The interlude to dinner was spent watching hilarious Japanese commercials again. It's very ironic that we were flipping channels trying to hunt down the ads instead of avoiding them.

How else would you enjoy this wonderfully luxurious room?
Dinner was held in the main dining hall with a few of the other guests, but at individual tables. I already had an impression of ryokan dinners from Japan hour, but the spread we were served just blew it all away. The 20k yen we were spending each night seemed totally worth it. There was sukiyaki, the main dish; with tempura and wasabi fish porridge and sashimi and a cold platter of assorted unidentifiable things and miso soup and vanilla ice cream with strawberry sauce. And that was only the things I could remember.

My taste buds thought they had died and gone to heaven.

We were determined to try the onsen - hot spring - that night, so we got all our bath stuff and waited. It was a communal bath, so each "group" can only go in for an hour or so, and you have to put up the "occupied" sign outside the door. After the quick shower to get clean, I tried dipping my legs into the water.
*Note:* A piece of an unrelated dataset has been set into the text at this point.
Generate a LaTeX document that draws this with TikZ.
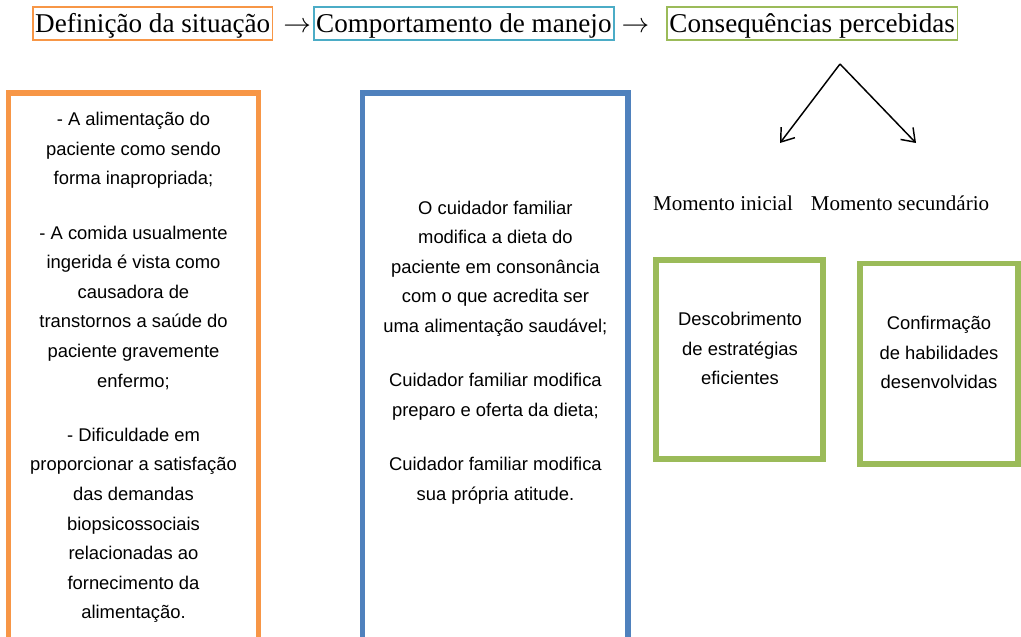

And here's the thing: all my life, I expected hot springs to be mildly warm, like 40 or 50 degrees Celsius, so it would be relaxing like a warm shower. This one was insanely hot, probably around 70 or 80 degrees, hot enough to boil eggs. The feeling, when you leave your legs in for a while, is that it is so hot that it feels biting cold, like all your nerve endings are just committing suicide from he heat. Bryan said the trick was to immerse yourself into it slowly, bit by bit, so I was sitting there broiling my feet for a couple minutes. Another thing: ripples and water currents make it exponentially worse, so when XM was done with his bath and stuck his legs in, the water movement scraped across my roasted nerve endings and made them commit suicide again. In the end, though, I managed to immerse my whole body - up to my neck - into the natural cooking pot. For about five minutes. Then I couldn't take it, and climbed out.

Two things I learned: Bryan said that the intense heat could swell the blood vessels and make you feel light-headed, and that his friend had fainted when they had tried it the week before he met us. I think that would be the natural response to being cooked alive. The second thing I learned: the convenient steam censorship you see in anime has very strong basis, but it doesn't work well enough in real life. After the scalding, I drank a can of cold coffee, just like how I was taught in To Aru no Majutsu no Index.

Oh, and Achievement Unlocked: Cook yourself.